- _Short problem_: From the first line of the data below, copy each line up to the one containing "0.9333, 0.9333, 1]", and include that line too.

- _Material provided_:
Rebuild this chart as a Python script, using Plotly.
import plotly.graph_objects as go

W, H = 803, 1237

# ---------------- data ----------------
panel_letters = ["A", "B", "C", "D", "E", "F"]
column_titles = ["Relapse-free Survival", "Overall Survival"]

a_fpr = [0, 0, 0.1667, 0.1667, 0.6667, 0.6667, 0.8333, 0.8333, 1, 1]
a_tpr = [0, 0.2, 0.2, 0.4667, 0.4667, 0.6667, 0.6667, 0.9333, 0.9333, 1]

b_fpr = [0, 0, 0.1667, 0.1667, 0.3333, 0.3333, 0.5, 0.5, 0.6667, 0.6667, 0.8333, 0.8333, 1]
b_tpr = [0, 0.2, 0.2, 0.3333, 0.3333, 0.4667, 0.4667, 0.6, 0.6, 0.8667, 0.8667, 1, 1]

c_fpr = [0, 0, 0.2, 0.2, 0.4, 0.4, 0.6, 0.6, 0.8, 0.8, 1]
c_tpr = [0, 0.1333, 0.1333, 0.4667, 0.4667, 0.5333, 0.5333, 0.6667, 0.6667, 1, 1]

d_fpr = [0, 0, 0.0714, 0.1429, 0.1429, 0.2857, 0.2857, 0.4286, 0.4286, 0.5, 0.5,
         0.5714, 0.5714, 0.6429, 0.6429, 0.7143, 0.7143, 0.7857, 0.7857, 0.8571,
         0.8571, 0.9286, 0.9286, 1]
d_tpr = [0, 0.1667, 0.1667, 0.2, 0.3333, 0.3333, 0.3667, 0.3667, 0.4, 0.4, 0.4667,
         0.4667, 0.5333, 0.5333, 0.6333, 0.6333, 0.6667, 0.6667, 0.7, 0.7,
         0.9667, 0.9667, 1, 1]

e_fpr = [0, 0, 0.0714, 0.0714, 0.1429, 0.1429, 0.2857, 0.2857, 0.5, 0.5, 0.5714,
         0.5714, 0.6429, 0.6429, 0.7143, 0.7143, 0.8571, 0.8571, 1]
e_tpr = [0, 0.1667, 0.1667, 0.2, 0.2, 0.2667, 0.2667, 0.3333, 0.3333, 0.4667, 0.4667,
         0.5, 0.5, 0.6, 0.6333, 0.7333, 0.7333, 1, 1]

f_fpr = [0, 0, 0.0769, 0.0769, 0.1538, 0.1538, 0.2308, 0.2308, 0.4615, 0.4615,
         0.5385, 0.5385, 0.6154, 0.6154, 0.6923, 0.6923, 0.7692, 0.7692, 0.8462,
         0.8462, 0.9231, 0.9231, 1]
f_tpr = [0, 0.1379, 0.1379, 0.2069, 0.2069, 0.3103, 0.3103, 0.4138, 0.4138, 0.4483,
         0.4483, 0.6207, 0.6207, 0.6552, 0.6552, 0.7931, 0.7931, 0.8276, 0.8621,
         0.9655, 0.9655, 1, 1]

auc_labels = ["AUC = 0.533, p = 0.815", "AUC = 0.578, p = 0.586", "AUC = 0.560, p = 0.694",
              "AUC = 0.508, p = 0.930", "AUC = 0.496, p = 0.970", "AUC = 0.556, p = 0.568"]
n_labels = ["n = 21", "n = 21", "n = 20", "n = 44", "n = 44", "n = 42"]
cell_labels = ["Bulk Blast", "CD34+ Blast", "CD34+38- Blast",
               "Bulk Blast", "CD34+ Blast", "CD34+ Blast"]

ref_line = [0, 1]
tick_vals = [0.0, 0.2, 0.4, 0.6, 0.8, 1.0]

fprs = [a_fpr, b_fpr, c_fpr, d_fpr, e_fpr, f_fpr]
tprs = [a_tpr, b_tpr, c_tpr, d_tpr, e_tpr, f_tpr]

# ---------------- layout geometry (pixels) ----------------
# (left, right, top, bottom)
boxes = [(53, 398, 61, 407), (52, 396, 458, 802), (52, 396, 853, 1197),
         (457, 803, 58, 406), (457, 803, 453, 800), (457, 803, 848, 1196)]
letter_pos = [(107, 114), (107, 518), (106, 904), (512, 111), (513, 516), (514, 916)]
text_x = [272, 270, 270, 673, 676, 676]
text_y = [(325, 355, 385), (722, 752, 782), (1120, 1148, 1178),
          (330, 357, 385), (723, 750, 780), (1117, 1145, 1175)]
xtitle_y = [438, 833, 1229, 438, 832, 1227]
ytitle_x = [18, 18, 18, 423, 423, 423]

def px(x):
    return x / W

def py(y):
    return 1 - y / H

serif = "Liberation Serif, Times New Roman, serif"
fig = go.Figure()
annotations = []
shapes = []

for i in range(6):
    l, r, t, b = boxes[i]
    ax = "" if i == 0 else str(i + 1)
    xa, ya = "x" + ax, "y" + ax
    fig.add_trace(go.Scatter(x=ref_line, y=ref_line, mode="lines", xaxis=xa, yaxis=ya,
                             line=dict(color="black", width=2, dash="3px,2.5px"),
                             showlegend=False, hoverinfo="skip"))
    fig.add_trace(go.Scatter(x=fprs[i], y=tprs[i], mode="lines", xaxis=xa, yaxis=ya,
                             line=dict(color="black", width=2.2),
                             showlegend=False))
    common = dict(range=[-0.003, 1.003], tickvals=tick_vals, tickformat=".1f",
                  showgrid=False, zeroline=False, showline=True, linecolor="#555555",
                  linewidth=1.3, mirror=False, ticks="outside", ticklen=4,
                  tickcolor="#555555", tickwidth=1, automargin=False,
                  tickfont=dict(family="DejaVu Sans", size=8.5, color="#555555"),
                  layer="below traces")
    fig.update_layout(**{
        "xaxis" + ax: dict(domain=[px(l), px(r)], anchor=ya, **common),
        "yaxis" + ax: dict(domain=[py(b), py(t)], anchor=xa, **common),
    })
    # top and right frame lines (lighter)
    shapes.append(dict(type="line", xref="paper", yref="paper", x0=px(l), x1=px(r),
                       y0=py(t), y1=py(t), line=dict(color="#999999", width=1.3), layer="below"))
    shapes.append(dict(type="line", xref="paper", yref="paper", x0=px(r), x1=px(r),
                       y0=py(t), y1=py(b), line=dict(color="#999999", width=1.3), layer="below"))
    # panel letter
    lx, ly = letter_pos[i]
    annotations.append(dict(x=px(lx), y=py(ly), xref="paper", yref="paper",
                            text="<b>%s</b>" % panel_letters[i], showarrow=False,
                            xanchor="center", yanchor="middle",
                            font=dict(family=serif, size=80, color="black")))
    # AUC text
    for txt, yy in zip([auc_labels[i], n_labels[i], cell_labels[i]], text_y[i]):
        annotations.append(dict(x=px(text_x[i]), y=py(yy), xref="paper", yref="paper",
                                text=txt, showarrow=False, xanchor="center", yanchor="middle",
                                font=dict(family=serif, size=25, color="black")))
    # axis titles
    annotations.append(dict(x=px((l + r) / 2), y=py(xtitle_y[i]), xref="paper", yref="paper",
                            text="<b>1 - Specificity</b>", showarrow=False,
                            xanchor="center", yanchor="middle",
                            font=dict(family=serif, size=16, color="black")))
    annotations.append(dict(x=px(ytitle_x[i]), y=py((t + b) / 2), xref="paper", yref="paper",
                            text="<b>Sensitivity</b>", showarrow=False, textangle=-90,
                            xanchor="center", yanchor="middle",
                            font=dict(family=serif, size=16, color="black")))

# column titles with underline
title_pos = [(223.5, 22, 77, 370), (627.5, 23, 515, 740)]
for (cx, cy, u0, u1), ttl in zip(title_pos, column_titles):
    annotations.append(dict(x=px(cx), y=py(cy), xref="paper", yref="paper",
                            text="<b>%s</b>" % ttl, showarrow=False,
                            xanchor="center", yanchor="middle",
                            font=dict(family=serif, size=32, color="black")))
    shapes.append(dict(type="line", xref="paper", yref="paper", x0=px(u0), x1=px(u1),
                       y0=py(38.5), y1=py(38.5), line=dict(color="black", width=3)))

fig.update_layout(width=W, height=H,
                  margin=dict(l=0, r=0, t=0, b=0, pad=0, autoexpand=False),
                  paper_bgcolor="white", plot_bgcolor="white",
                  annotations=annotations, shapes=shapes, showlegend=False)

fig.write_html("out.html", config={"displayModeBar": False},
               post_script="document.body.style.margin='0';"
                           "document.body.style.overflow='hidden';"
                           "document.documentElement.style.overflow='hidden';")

- _Result below_:
Rebuild this chart as a Python script, using Plotly.
import plotly.graph_objects as go

W, H = 803, 1237

# ---------------- data ----------------
panel_letters = ["A", "B", "C", "D", "E", "F"]
column_titles = ["Relapse-free Survival", "Overall Survival"]

a_fpr = [0, 0, 0.1667, 0.1667, 0.6667, 0.6667, 0.8333, 0.8333, 1, 1]
a_tpr = [0, 0.2, 0.2, 0.4667, 0.4667, 0.6667, 0.6667, 0.9333, 0.9333, 1]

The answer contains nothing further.